Love relationships feel like the most personal and idiosyncratic bonds, and each its own universe, but they’re more deeply attuned to peer pressure than we might think. We’re always conspiring, informally and intuitively, to define and change expectations for marriage. We do this mostly through stories, gossip, and casual conversation. I like to imagine that as we go about leading our individual married lives, we’re also collectively re-writing the scripts, improvising, and changing the institution, one pixel at a time.

If, as sociologist Stephanie Coontz has described, the 19th century had a traditional view of marriage as a social obligation and a duty, and the 20th century elaborated a “romantic” view of marriage as a place for emotional fulfillment, intimacy, true love and what McCall’s magazine famously praised as “togetherness” in 1954, then what’s coming next for us, in this century, and what’s already here? I call the emerging new evolution of marriage, in the aggregate, a “post-romantic” sensibility.
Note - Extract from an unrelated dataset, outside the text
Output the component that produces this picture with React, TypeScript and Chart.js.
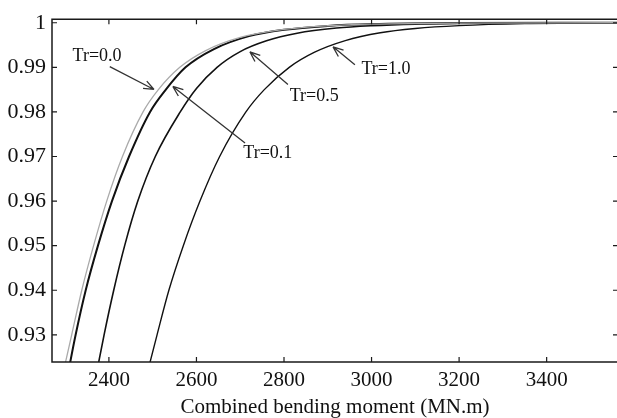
import React, { useEffect, useRef } from "react";
import { Chart, registerables } from "chart.js";

Chart.register(...registerables);

// ---- data ----
const xTicks = [2400, 2600, 2800, 3000, 3200, 3400];
const xTickLabels = ["2400", "2600", "2800", "3000", "3200", "3400"];
const yTicks = [0.93, 0.94, 0.95, 0.96, 0.97, 0.98, 0.99, 1.0];
const yTickLabels = ["0.93", "0.94", "0.95", "0.96", "0.97", "0.98", "0.99", "1"];

const tr00X = [2292, 2315, 2338, 2365, 2395, 2431, 2478, 2513, 2562, 2620, 2700, 2800, 2900, 3000, 3200, 3565];
const tr00Y = [0.92, 0.93, 0.94, 0.95, 0.96, 0.97, 0.98, 0.985, 0.99, 0.9937, 0.9967, 0.9985, 0.99933, 0.9997, 0.99994, 1.0];

const tr01X = [2304, 2324, 2347, 2375, 2407, 2446, 2494, 2530, 2575, 2640, 2720, 2800, 2900, 3000, 3200, 3565];
const tr01Y = [0.92, 0.93, 0.94, 0.95, 0.96, 0.97, 0.98, 0.985, 0.99, 0.9941, 0.997, 0.99843, 0.9993, 0.9997, 0.99994, 1.0];

const tr05X = [2369, 2389, 2411, 2436, 2466, 2506, 2563, 2600, 2647, 2700, 2760, 2830, 2920, 3000, 3100, 3250, 3565];
const tr05Y = [0.92, 0.93, 0.94, 0.95, 0.96, 0.97, 0.98, 0.98526, 0.99, 0.99353, 0.99595, 0.99765, 0.99881, 0.99934, 0.9997, 0.9999, 1.0];

const tr10X = [2484, 2510, 2537, 2570, 2608, 2653, 2713, 2755, 2812, 2870, 2940, 3020, 3100, 3200, 3350, 3565];
const tr10Y = [0.92, 0.93, 0.94, 0.95, 0.96, 0.97, 0.98, 0.985, 0.99, 0.9934, 0.996, 0.99775, 0.9987, 0.99935, 0.9998, 0.99995];

const seriesNames = ["Tr=0.0", "Tr=0.1", "Tr=0.5", "Tr=1.0"];

// annotation label positions (data coords) and arrow from/to (data coords)
const annoTextX = [2373, 2763, 2869, 3033];
const annoTextY = [0.99238, 0.97082, 0.98349, 0.98949];
const arrowFromX = [2402, 2711, 2809, 2962];
const arrowFromY = [0.99016, 0.97304, 0.98616, 0.9906];
const arrowToX = [2503, 2546, 2722, 2912];
const arrowToY = [0.98504, 0.98571, 0.99349, 0.9946];

const X_MIN = 2270;
const X_MAX = 3563;
const Y_MIN = 0.9239;
const Y_MAX = 1.0008;

const FONT = "'Liberation Serif', 'DejaVu Serif', 'Times New Roman', serif";

const zip = (xs: number[], ys: number[]) => xs.map((x, i) => ({ x, y: ys[i] }));

const framePlugin = {
  id: "frame",
  afterDraw(chart: any) {
    const { ctx, chartArea, scales } = chart;
    const { left, right, top, bottom } = chartArea;
    const xs = scales.x;
    const ys = scales.y;
    ctx.save();
    ctx.strokeStyle = "#1a1a1a";
    ctx.lineWidth = 1.5;
    ctx.beginPath();
    ctx.rect(left, top, right - left, bottom - top);
    ctx.stroke();
    const tl = 5;
    ctx.lineWidth = 1.2;
    ctx.beginPath();
    xTicks.forEach((v) => {
      const px = xs.getPixelForValue(v);
      ctx.moveTo(px, bottom);
      ctx.lineTo(px, bottom - tl);
      ctx.moveTo(px, top);
      ctx.lineTo(px, top + tl);
    });
    yTicks.forEach((v) => {
      const py = ys.getPixelForValue(v);
      ctx.moveTo(left, py);
      ctx.lineTo(left + tl, py);
      ctx.moveTo(right, py);
      ctx.lineTo(right - tl, py);
    });
    ctx.stroke();

    // annotations
    ctx.fillStyle = "#111";
    ctx.font = `18px ${FONT}`;
    ctx.textAlign = "center";
    ctx.textBaseline = "middle";
    seriesNames.forEach((name, i) => {
      ctx.fillText(name, xs.getPixelForValue(annoTextX[i]), ys.getPixelForValue(annoTextY[i]));
      const x0 = xs.getPixelForValue(arrowFromX[i]);
      const y0 = ys.getPixelForValue(arrowFromY[i]);
      const x1 = xs.getPixelForValue(arrowToX[i]);
      const y1 = ys.getPixelForValue(arrowToY[i]);
      ctx.strokeStyle = "#333";
      ctx.lineWidth = 1.3;
      ctx.beginPath();
      ctx.moveTo(x0, y0);
      ctx.lineTo(x1, y1);
      const ang = Math.atan2(y1 - y0, x1 - x0);
      const hl = 11;
      const ha = 0.38;
      ctx.moveTo(x1, y1);
      ctx.lineTo(x1 - hl * Math.cos(ang - ha), y1 - hl * Math.sin(ang - ha));
      ctx.moveTo(x1, y1);
      ctx.lineTo(x1 - hl * Math.cos(ang + ha), y1 - hl * Math.sin(ang + ha));
      ctx.stroke();
    });
    ctx.restore();
  },
};

export default function App() {
  const ref = useRef<HTMLCanvasElement>(null);
  useEffect(() => {
    document.body.style.margin = "0";
    const canvas = ref.current;
    if (!canvas) return;
    const mk = (label: string, xs: number[], ys: number[], color: string, width: number) => ({
      label,
      data: zip(xs, ys),
      borderColor: color,
      borderWidth: width,
      pointRadius: 0,
      fill: false,
      cubicInterpolationMode: "monotone" as const,
    });
    const chart = new Chart(canvas, {
      type: "line",
      data: {
        datasets: [
          mk(seriesNames[0], tr00X, tr00Y, "#aaaaaa", 1.3),
          mk(seriesNames[1], tr01X, tr01Y, "#111", 2),
          mk(seriesNames[2], tr05X, tr05Y, "#111", 1.6),
          mk(seriesNames[3], tr10X, tr10Y, "#111", 1.4),
        ],
      },
      options: {
        animation: false,
        responsive: false,
        devicePixelRatio: 1,
        layout: { padding: { top: 17, right: 2, left: 0, bottom: 0 } },
        plugins: { legend: { display: false }, tooltip: { enabled: false } },
        scales: {
          x: {
            type: "linear",
            min: X_MIN,
            max: X_MAX,
            grid: { display: false, drawTicks: false },
            border: { display: false },
            afterBuildTicks: (s: any) => {
              s.ticks = xTicks.map((v) => ({ value: v }));
            },
            afterFit: (s: any) => {
              s.height = 56;
            },
            ticks: {
              autoSkip: false,
              maxRotation: 0,
              padding: 6,
              color: "#111",
              font: { family: FONT, size: 21 },
              callback: (_v: any, i: number) => xTickLabels[i],
            },
            title: {
              display: true,
              text: "Combined bending moment (MN.m)",
              color: "#111",
              font: { family: FONT, size: 21, lineHeight: 1 },
              padding: { top: 0, bottom: 0 },
            },
          },
          y: {
            type: "linear",
            min: Y_MIN,
            max: Y_MAX,
            grid: { display: false, drawTicks: false },
            border: { display: false },
            afterBuildTicks: (s: any) => {
              s.ticks = yTicks.map((v) => ({ value: v }));
            },
            afterFit: (s: any) => {
              s.width = 52;
            },
            ticks: {
              autoSkip: false,
              padding: 6,
              color: "#111",
              font: { family: FONT, size: 22 },
              callback: (_v: any, i: number) => yTickLabels[i],
            },
          },
        },
      },
      plugins: [framePlugin],
    });
    return () => chart.destroy();
  }, []);
  return (
    <div
      style={{
        position: "absolute",
        left: 0,
        top: 0,
        width: 617,
        height: 418,
        overflow: "hidden",
        background: "#fff",
      }}
    >
      <canvas ref={ref} width={620} height={418} style={{ display: "block" }} />
    </div>
  );
}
It’s my contention that we’re fitfully moving beyond both the traditional and the romantic models of marriage (although, to be sure, some factions want to see the traditional model back, and others hold out uncompromisingly for their romantic apotheosis).

Among many other things, post-romantic means: 

… marrying your “life partner” or your “best friend,” not your opposite….
…marrying later, and in mid-plot, of your life, and coming to marriage pre-loved: you might already have had the big romance, but not necessarily with the person you marry….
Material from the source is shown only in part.